Désormais, cet accès va faire l'objet d'une négociation.
Certes, jusqu'au 31 décembre 2020, les pêcheurs anglais devront encore supporter quotas et réglements européens. Mais ce ne sera que temporaire.
Si les Anglais appliquent le projet de loi, "fisheries bill", les navires de pêche des autres pays ne pourront aller au-delà de la limite de la Zone exclusive économique sans l'accord des Anglais. Une ligne imaginaire sera tracée au milieu de la Manche et de la Mer du Nord.
A l'inverse, les pêcheurs anglais ne pourront plus faire de captures près des côtes françaises ou des côtes des pays de l'union européenne.
Guernesey et Jersey : l'incertitude
La pêche avec Jersey est définie par les accords de la Baie de Granville en cours de révision et remis en question aujourd'hui par les pêcheurs jersiais. Les élus espèrent les maintenir.
La pêche avec les eaux du bailliage de Guernesey est plus incertaine avec l'absence d'accords pour remplacer la convention de Londres devenue caduque avec le Brexit. Les élus espèrent trouver pour ces eaux un accord similaire à ceux de la Baie de Granville.

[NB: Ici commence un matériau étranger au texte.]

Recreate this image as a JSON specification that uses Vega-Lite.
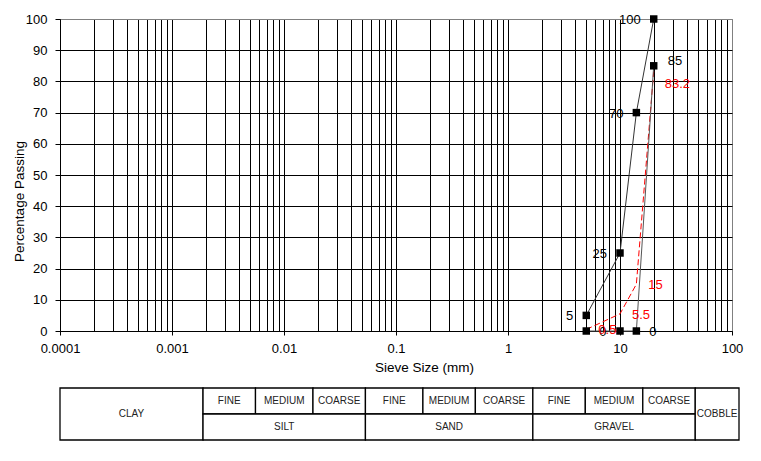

Les relations sont très tendues depuis qu’il y a eu l’annonce du Brexit avec Jersey mais aussi avec Guernesey. Avec mon homologue de la Normandie, on fait tout pour qu'il y ait une continuité, même si aujourd'hui les pêcheurs de Jersey ne souhaitent plus venir autour de la table pour discuter. L'État de Jersey est lui toujours présent avec l'État Français.
(Olivier Le Nezet. Le président du comité régional des pêches de Bretagne)
Mais pour les Britanniques, là encore, l'enjeu est important : à ce jour, 80 % de la pêche jersiaise est débarquée à Granville et 70 % de la pêche de Guernesey est débarquée à Dielette ou Cherbourg. La crainte est de ne plus pouvoir débarquer des produits de la pêche transformés, l’augmentation des taxes et pour le baillage de Guernesey, ne plus pouvoir débarquer à Dielette.